A representação que fazemos da realidade é como um fogo de artifício da linguagem.
Do que não esquecemos, ficamos com o osso da memória, essa construção labiríntica de que a humanidade procura a chave, não uma chave, como se a realidade fosse a memória e o seu discurso e não também o corpo e a linguagem à revelia de qualquer consciência.
O corpo e a linguagem são a memória, ainda antes de sabermos que existem e de sabermos o que eles são, o mais complexo edifício que não obedeceu a um projecto, embora possamos tentar desenhá-lo, “a posteriori”, e licenciá-lo nalguma câmara de racionalidade.

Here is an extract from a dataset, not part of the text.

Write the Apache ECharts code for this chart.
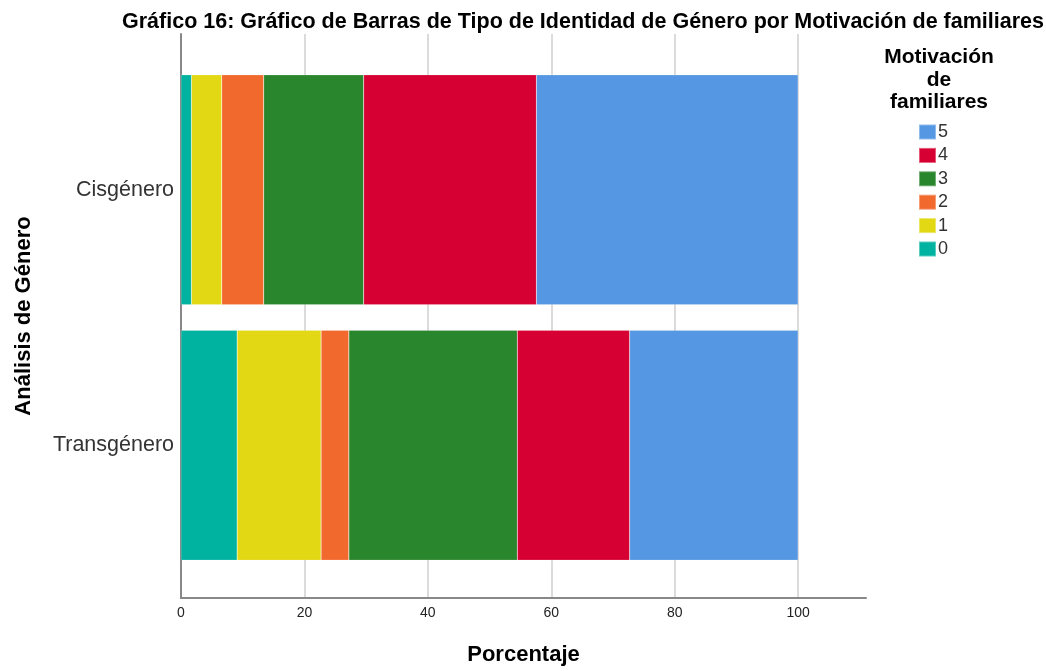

A memória é viva o suficiente para acordar, ou adormecer, quando menos desejamos ou esperamos e é muito maior e mais do que a nossa consciência. Não sei se a memória é mais ou maior do que o corpo, mas é mais inteligente do que a consciência e do que a linguagem e o discurso.
Pode ser muito difícil de apagar, sem apagar o corpo e, ainda sim, pode sobreviver através de outros corpos. E pode ser ainda mais difícil de recuperar, o que é desesperante quando dela mais precisamos.